▶ _The task_: Select and reproduce each line of the listing below that bears the string "chart".

Plotting code records
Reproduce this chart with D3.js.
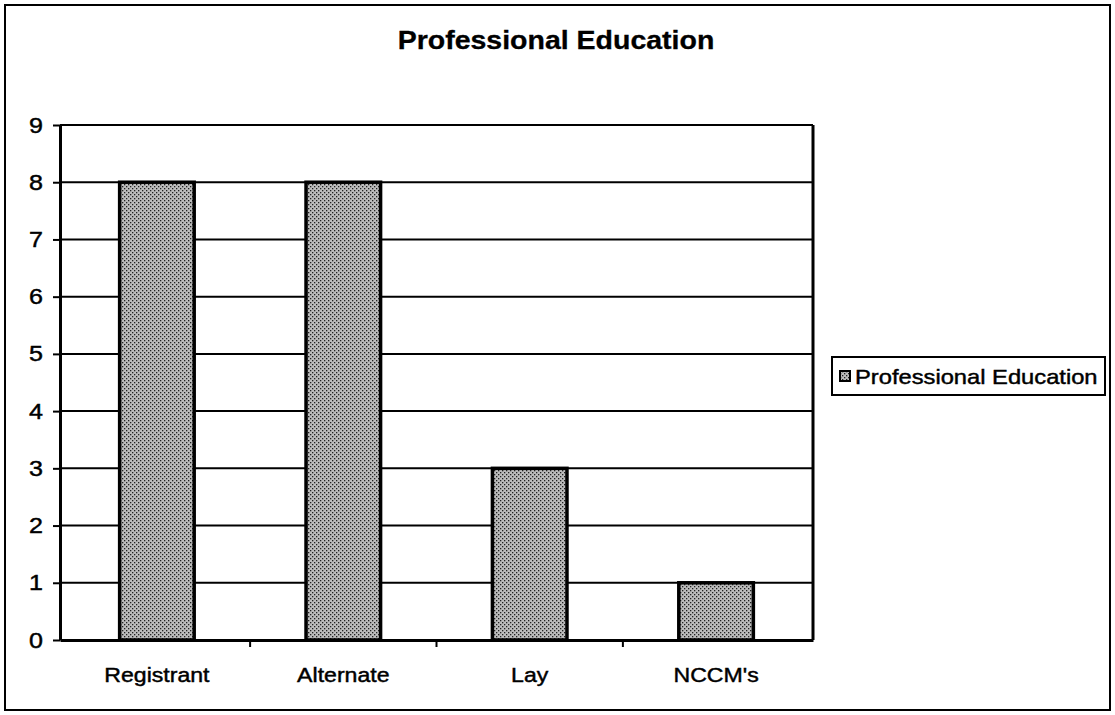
<!DOCTYPE html>
<meta charset="utf-8">
<style>
body { margin: 0; background: #fff; }
text { font-family: "Liberation Sans", Arial, sans-serif; fill: #000; stroke: #000; stroke-width: 0.45px; }
</style>
<body>
<script src="https://d3js.org/d3.v7.min.js"></script>
<script>

// data
var categories = ["Registrant", "Alternate", "Lay", "NCCM's"];
var values = [8, 8, 3, 1];
var yTicks = [0, 1, 2, 3, 4, 5, 6, 7, 8, 9];
var seriesName = "Professional Education";

var W = 1115, H = 715;
var margin = {top: 125, right: 302, bottom: 75, left: 60};
var stretch = "scale(1.14,1)";   // the scanned fonts look wide

var svg = d3.select("body").append("svg")
    .attr("width", W)
    .attr("height", H);

// dotted fill for the bars
var pat = svg.append("defs").append("pattern")
    .attr("id", "dots")
    .attr("patternUnits", "userSpaceOnUse")
    .attr("width", 4).attr("height", 4);
pat.append("rect").attr("width", 4).attr("height", 4).attr("fill", "#bcbcbc");
pat.append("rect").attr("x", 0).attr("y", 0).attr("width", 1.3).attr("height", 1.3).attr("fill", "#222");
pat.append("rect").attr("x", 2).attr("y", 2).attr("width", 1.3).attr("height", 1.3).attr("fill", "#222");

// outer chart border
svg.append("rect")
    .attr("x", 5).attr("y", 5)
    .attr("width", W - 10).attr("height", H - 10)
    .attr("fill", "none")
    .attr("stroke", "#000")
    .attr("stroke-width", 2);

var x = d3.scaleBand()
    .domain(categories)
    .range([margin.left, W - margin.right])
    .paddingInner(0.6)
    .paddingOuter(0.32);

var y = d3.scaleLinear()
    .domain([0, 9])
    .range([H - margin.bottom, margin.top]);

// title
svg.append("text")
    .attr("transform", "translate(556,49) " + stretch)
    .attr("text-anchor", "middle")
    .attr("font-size", "25px")
    .attr("font-weight", "bold")
    .style("stroke-width", "0.3px")
    .text("Professional Education");

// gridlines
svg.append("g")
  .selectAll("line")
  .data(yTicks.slice(1))
  .join("line")
    .attr("x1", x.range()[0])
    .attr("x2", x.range()[1])
    .attr("y1", function(d) { return y(d); })
    .attr("y2", function(d) { return y(d); })
    .attr("stroke", "#000")
    .attr("stroke-width", 2);

// right edge of plot area
svg.append("line")
    .attr("x1", x.range()[1]).attr("x2", x.range()[1])
    .attr("y1", y(9)).attr("y2", y(0))
    .attr("stroke", "#000")
    .attr("stroke-width", 3);

// bars
svg.append("g")
  .selectAll("rect")
  .data(values)
  .join("rect")
    .attr("x", function(d, i) { return x(categories[i]); })
    .attr("y", function(d) { return y(d); })
    .attr("width", x.bandwidth())
    .attr("height", function(d) { return y(0) - y(d); })
    .attr("fill", "url(#dots)")
    .attr("stroke", "#000")
    .attr("stroke-width", 3.5);

// y axis
var yAxis = svg.append("g")
    .attr("transform", "translate(" + margin.left + ",0)")
    .call(d3.axisLeft(y).tickValues(yTicks).tickSize(7).tickSizeOuter(0).tickPadding(8));
yAxis.select(".domain").attr("stroke-width", 3);
yAxis.selectAll(".tick line").attr("stroke-width", 2);
yAxis.selectAll("text")
    .attr("font-size", "22px")
    .attr("font-family", "Liberation Sans, Arial, sans-serif")
    .attr("transform", stretch);

// x axis, labels under each bar, tick marks between categories
var xAxis = svg.append("g")
    .attr("transform", "translate(0," + y(0) + ")")
    .call(d3.axisBottom(x).tickSize(0).tickPadding(27));
xAxis.select(".domain").attr("stroke-width", 3);
xAxis.selectAll("text")
    .attr("font-size", "21px")
    .attr("font-family", "Liberation Sans, Arial, sans-serif")
    .attr("transform", "scale(1.1,1)");

xAxis.selectAll(".sep")
  .data(categories.slice(0, -1))
  .join("line")
    .attr("class", "sep")
    .attr("x1", function(d) { return x(d) + x.bandwidth() / 2 + x.step() / 2; })
    .attr("x2", function(d) { return x(d) + x.bandwidth() / 2 + x.step() / 2; })
    .attr("y1", 0)
    .attr("y2", 7)
    .attr("stroke", "#000")
    .attr("stroke-width", 2);

// legend
var legend = svg.append("g").attr("transform", "translate(832,357)");
legend.append("rect")
    .attr("width", 273).attr("height", 38)
    .attr("fill", "#fff")
    .attr("stroke", "#000")
    .attr("stroke-width", 2);
legend.append("rect")
    .attr("x", 8).attr("y", 14)
    .attr("width", 10).attr("height", 10)
    .attr("fill", "url(#dots)")
    .attr("stroke", "#000")
    .attr("stroke-width", 2);
legend.append("text")
    .attr("transform", "translate(23,27) scale(1.13,1)")
    .attr("font-size", "21px")
    .text(seriesName);

</script>
</body>
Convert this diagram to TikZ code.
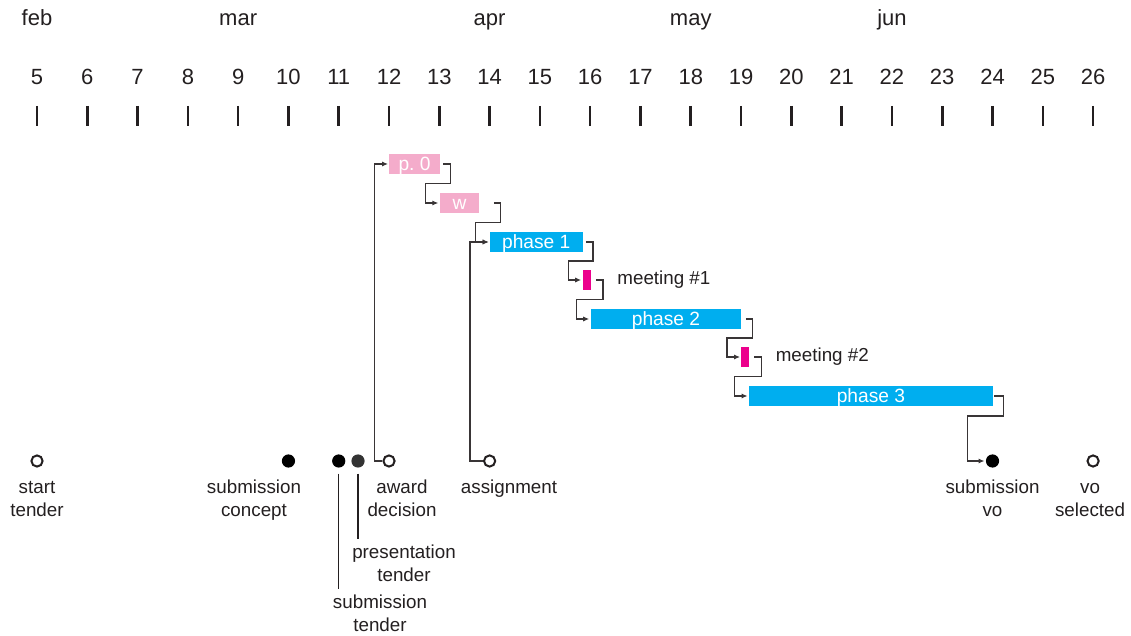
\documentclass[tikz,border=0pt]{standalone}
\usepackage{fontspec}
\setmainfont{Liberation Sans}
\usetikzlibrary{arrows.meta,calc,positioning}
\definecolor{ink}{HTML}{231F20}
\definecolor{lpink}{HTML}{F4ACCB}
\definecolor{pcyan}{HTML}{00AEEF}
\definecolor{pmag}{HTML}{EC008C}
\tikzset{
  bar/.style={rectangle, inner sep=0pt, minimum height=10pt, text=white,
    font=\fontsize{9.6}{11.5}\selectfont, text height=7pt, text depth=0pt, anchor=west},
  conn/.style={draw=ink!90, line width=0.6pt, shorten >=0.5pt,
    -{Latex[length=3pt,width=2.6pt]}},
  leader/.style={draw=ink, line width=0.6pt, shorten <=2.8pt, shorten >=1.5pt},
  msopen/.style={circle, draw=ink, line width=1pt, fill=white, minimum size=5.6pt, inner sep=0pt},
  msfull/.style={circle, fill=black, minimum size=6.6pt, inner sep=0pt},
  msdark/.style={msfull, fill=black!80},
  mslbl/.style={anchor=north, align=center, inner sep=0pt},
  head/.style={anchor=base, inner sep=0pt, font=\fontsize{11}{13}\selectfont},
  note/.style={inner sep=0pt}
}
\begin{document}
\begin{tikzpicture}[x=25.145pt, y=-0.5pt, font=\fontsize{9.4}{11.5}\selectfont, text=ink]
  \useasboundingbox (4.2643,0) rectangle (26.754,636);
  % months and weeks
  \foreach \w/\m in {5/feb, 9/mar, 14/apr, 18/may, 22/jun}
    \node[head] (mon-\m) at (\w,26) {\m};
  \foreach \w in {5,...,26}
  {
    \node[head] (wk\w) at (\w,85) {\w};
    \draw[ink, line width=1.3pt] (\w,106) -- (\w,126);
  }

  % bars
  \foreach \n/\s/\e/\y/\c/\t in {p0/12/13/164/lpink/p.\ 0, w/13/13.79/203/lpink/w,
      ph1/14/15.84/242/pcyan/phase 1, m1/15.84/16/280/pmag/, ph2/16/19/319/pcyan/phase 2,
      m2/19/19.15/357/pmag/, ph3/19.15/24/396/pcyan/phase 3}
    \node[bar, fill=\c, minimum width={(\e-\s)*25.145pt}] (\n) at (\s,\y) {\t};
  \node[note, right=13pt of m1] (m1-lbl) {meeting \#1};
  \node[note, right=13pt of m2] (m2-lbl) {meeting \#2};

  % milestones
  \foreach \n/\w/\s in {start/5/msopen, subc/10/msfull, subt/11/msfull, pres/11.383/msdark,
      award/12/msopen, assign/14/msopen, subvo/24/msfull, vosel/26/msopen}
    \node[\s] (\n) at (\w,461) {};
  \foreach \n/\w/\y/\t in {start/5/477/start\\tender, subc/9.315/477/submission\\concept,
      award/12.258/477/award\\decision, assign/14.386/477/assignment,
      subvo/24/477/submission\\vo, vosel/25.94/477/vo\\selected,
      pres/12.298/542/presentation\\tender, subt/11.82/592/submission\\tender}
    \node[mslbl] (\n-lbl) at (\w,\y) {\strut\t};
  \draw[leader] (pres) -- (pres |- pres-lbl.north);
  \draw[leader] (subt) -- (subt |- subt-lbl.north);

  % connectors
  \foreach \a/\b/\g in {p0/w/1.5pt, w/ph1/7pt, ph1/m1/1.5pt, m1/ph2/2.5pt, ph2/m2/2pt, m2/ph3/2.5pt}
  {
    \coordinate (mid) at ($(\a.east)!.5!(\b.west)$);
    \draw[conn] ([xshift=\g]\a.east) -- ++(3.5pt,0) |- ($(mid -| \b.west)+(-7pt,0)$) |- (\b.west);
  }
  \draw[conn] ([xshift=0.5pt]ph3.east) -- ++(4.5pt,0) -- ++(0,-10pt)
    -| ([xshift=-12.5pt]subvo.center) -- (subvo.west);
  \draw[conn] (award.west) -- ++(-4pt,0) |- (p0.west);
  \draw[conn] (assign.west) -- ++(-6.5pt,0) |- (ph1.west);
\end{tikzpicture}
\end{document}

▶ _Solution to the exercise_:
Reproduce this chart with D3.js.
// outer chart border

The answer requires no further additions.